About every 10,000 years, asteroids larger than 300 feet could hit the Earth, according to NASA, causing tidal waves and local disasters. Every several hundred thousand years, asteroids about a half-mile wide could cause great global disasters, spreading debris that could partially block sunlight, cause severe acid rain, and fire storms.
READ MORE: 5 Asteroids That Nearly Hit Earth
Effects the Weather Had on 530s Society
Science writer and former archaeologist K. Kris Hirst sums up some of the devastation experienced throughout the world during that time, in an article for About.com:
1. The Justinian smallpox plague killed as much as a third of Europe’s population.
2. Famine killed 80 percent of the people in some regions of China.

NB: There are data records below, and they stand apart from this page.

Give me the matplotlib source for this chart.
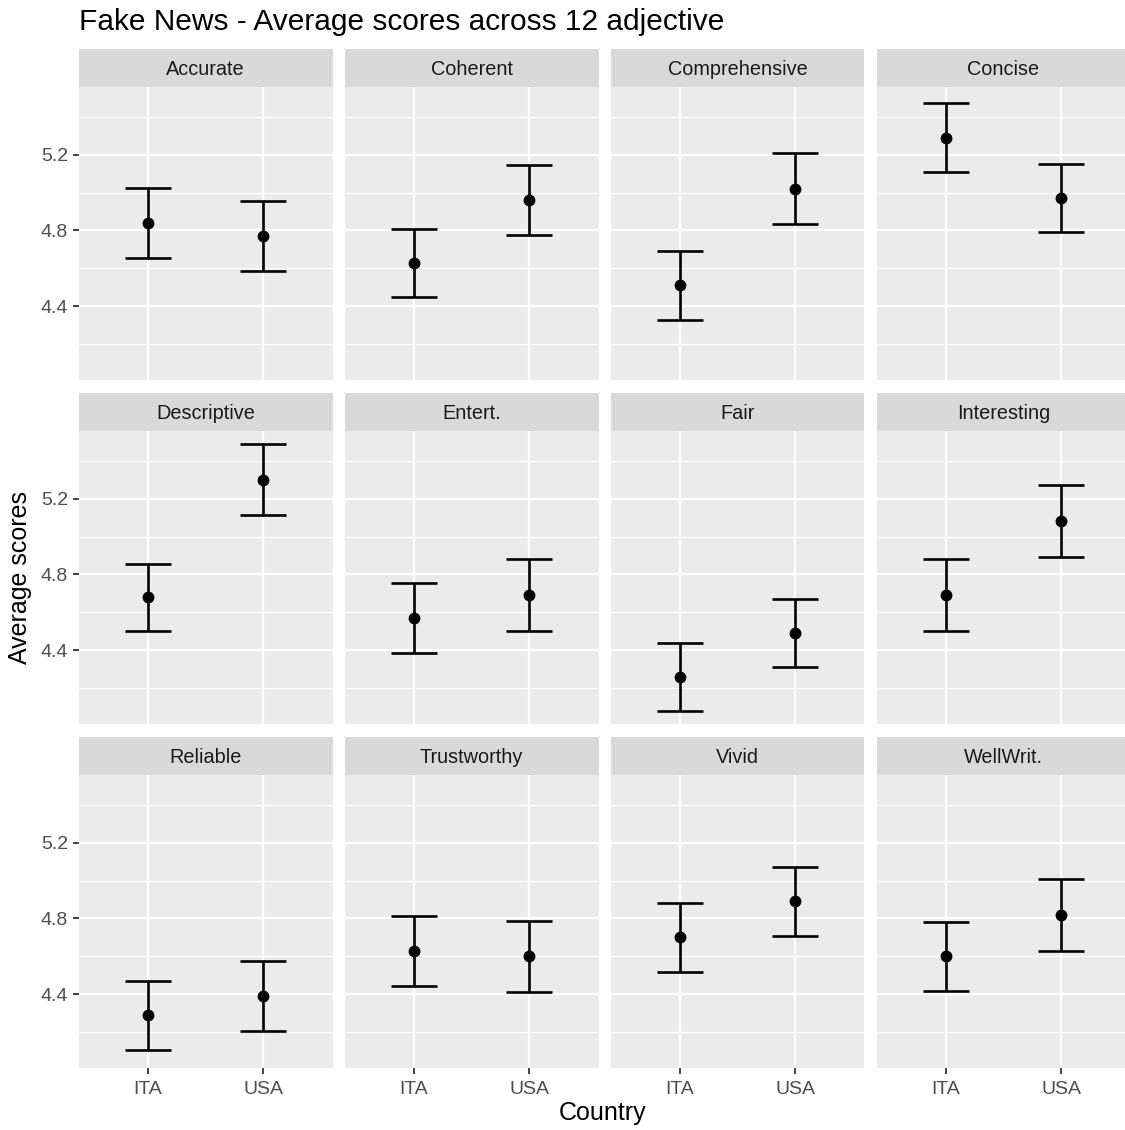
import matplotlib.pyplot as plt
import numpy as np

plt.rcParams['font.family'] = ['Liberation Sans', 'DejaVu Sans']

adjectives = ['Accurate', 'Coherent', 'Comprehensive', 'Concise',
              'Descriptive', 'Entert.', 'Fair', 'Interesting',
              'Reliable', 'Trustworthy', 'Vivid', 'WellWrit.']
countries = ['ITA', 'USA']
mean_ita = [4.84, 4.63, 4.51, 5.29, 4.68, 4.57, 4.26, 4.69, 4.29, 4.63, 4.70, 4.60]
mean_usa = [4.77, 4.96, 5.02, 4.97, 5.30, 4.69, 4.49, 5.08, 4.39, 4.60, 4.89, 4.82]
ci_ita = [0.185, 0.18, 0.183, 0.18, 0.177, 0.183, 0.178, 0.19, 0.183, 0.185, 0.183, 0.18]
ci_usa = [0.185, 0.185, 0.186, 0.18, 0.186, 0.19, 0.18, 0.19, 0.184, 0.185, 0.183, 0.19]
y_ticks = [4.4, 4.8, 5.2]
y_minor = [4.2, 4.6, 5.0, 5.4]

W, H = 1125, 1130
fig = plt.figure(figsize=(W / 100, H / 100), dpi=100)

# shared y range, ggplot-style 5% expansion
lo = min(min(np.subtract(mean_ita, ci_ita)), min(np.subtract(mean_usa, ci_usa)))
hi = max(max(np.add(mean_ita, ci_ita)), max(np.add(mean_usa, ci_usa)))
pad = (hi - lo) * 0.05
ylim = (lo - pad, hi + pad)

col_left = [78.5, 344.5, 610.5, 876.5]
panel_w = 254
row_strip_top = [49, 393, 737]
strip_h = 38
panel_h = 293


def px_rect(x0, y0, w, h):
    return [x0 / W, 1 - (y0 + h) / H, w / W, h / H]


for i, adj in enumerate(adjectives):
    r, c = divmod(i, 4)
    x0 = col_left[c]
    ys = row_strip_top[r]

    # facet strip
    sax = fig.add_axes(px_rect(x0, ys, panel_w, strip_h))
    sax.set_facecolor('#D9D9D9')
    sax.set_xticks([])
    sax.set_yticks([])
    for s in sax.spines.values():
        s.set_visible(False)
    sax.text(0.5, 0.45, adj, ha='center', va='center', fontsize=14.3,
             color='#1A1A1A', transform=sax.transAxes)

    ax = fig.add_axes(px_rect(x0, ys + strip_h, panel_w, panel_h))
    ax.set_facecolor('#EBEBEB')
    for s in ax.spines.values():
        s.set_visible(False)
    ax.set_xlim(0.4, 2.6)
    ax.set_ylim(*ylim)

    for yv in y_minor:
        ax.axhline(yv, color='white', lw=0.8, zorder=0)
    for yv in y_ticks:
        ax.axhline(yv, color='white', lw=1.6, zorder=0)
    for xv in (1, 2):
        ax.axvline(xv, color='white', lw=1.6, zorder=0)

    means = [mean_ita[i], mean_usa[i]]
    cis = [ci_ita[i], ci_usa[i]]
    ax.errorbar([1, 2], means, yerr=cis, fmt='none', ecolor='black',
                elinewidth=1.9, capsize=0, zorder=3)
    for xv, m, e in zip([1, 2], means, cis):
        ax.hlines([m - e, m + e], xv - 0.2, xv + 0.2, color='black',
                  lw=1.9, zorder=3)
    ax.plot([1, 2], means, 'o', color='black', ms=7.5, zorder=4)

    ax.set_xticks([1, 2])
    ax.set_yticks(y_ticks)
    ax.tick_params(length=4.5, width=1.3, color='#333333',
                   labelsize=14, labelcolor='#4D4D4D', pad=3)
    ax.tick_params(axis='x', pad=5)
    if r == 2:
        ax.set_xticklabels(countries)
    else:
        ax.tick_params(axis='x', length=0, labelbottom=False)
    if c == 0:
        ax.set_yticklabels([f'{v:.1f}' for v in y_ticks])
    else:
        ax.tick_params(axis='y', length=0, labelleft=False)

fig.text(79 / W, 1 - 30 / H, 'Fake News - Average scores across 12 adjective',
         ha='left', va='baseline', fontsize=21.5, color='black')
fig.text(603 / W, 1 - 1113 / H, 'Country', ha='center', va='center',
         fontsize=18, color='black')
fig.text(20 / W, 1 - 578 / H, 'Average scores', ha='center', va='center',
         rotation=90, fontsize=18, color='black')

fig.savefig('out.png', dpi=100, facecolor='white')
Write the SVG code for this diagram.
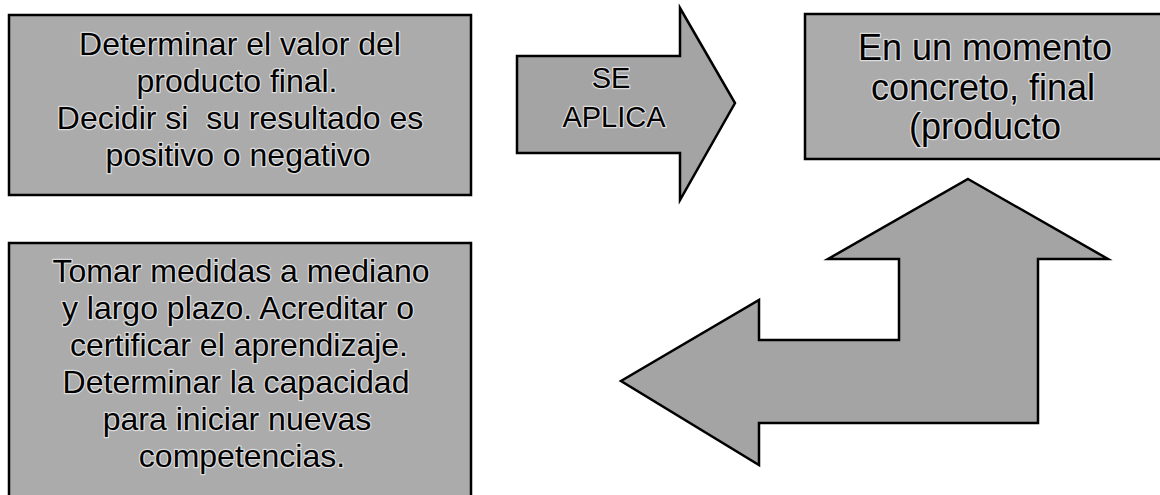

3. Losses may have been heaviest in Scandinavia, and this event may have caused the Viking diaspora.
Viking ship. (Shutterstock)
What People Wrote About It Back Then
Michael the Syrian: “The sun became dark and its darkness lasted for one and a half years… Each day it shone for about four hours and still this light was only a feeble shadow…the fruits did not ripen and the wine tasted like sour grapes.”
Prokopios, living in in Africa and Italy, said: “For the sun gave forth its light without brightness, like the moon, during this whole year, and it seemed exceedingly like the sun in eclipse, for the beams it shed were not clear nor such as it is accustomed to shed.”
An anonymous Syriac chronicler wrote: “…The sun began to be darkened by day and the moon by night, while ocean was tumultuous with spray, from the 24th of March in this year till the 24th of June in the following year…” and the following winter in Mesopotamia was so bad that “from the large and unwonted quantity of snow the birds perished.”
Cassiodorus, praetorian prefect of Italy at the time, wrote: “So we have had a winter without storms, spring without mildness, summer without heat.”
John Lydos in Constantinople, wrote in “On Portents”: “If the sun becomes dim because the air is dense from rising moisture—as happened in [536/537] for nearly a whole year…so that produce was destroyed because of the bad time—it predicts heavy trouble in Europe.”
In the 1980s, Michael R. Rampino and Richard B. Strothers identified widespread historical accounts of this extreme weather period. The above quotes were compiled by Rampino and Strothers and cited by Hirst.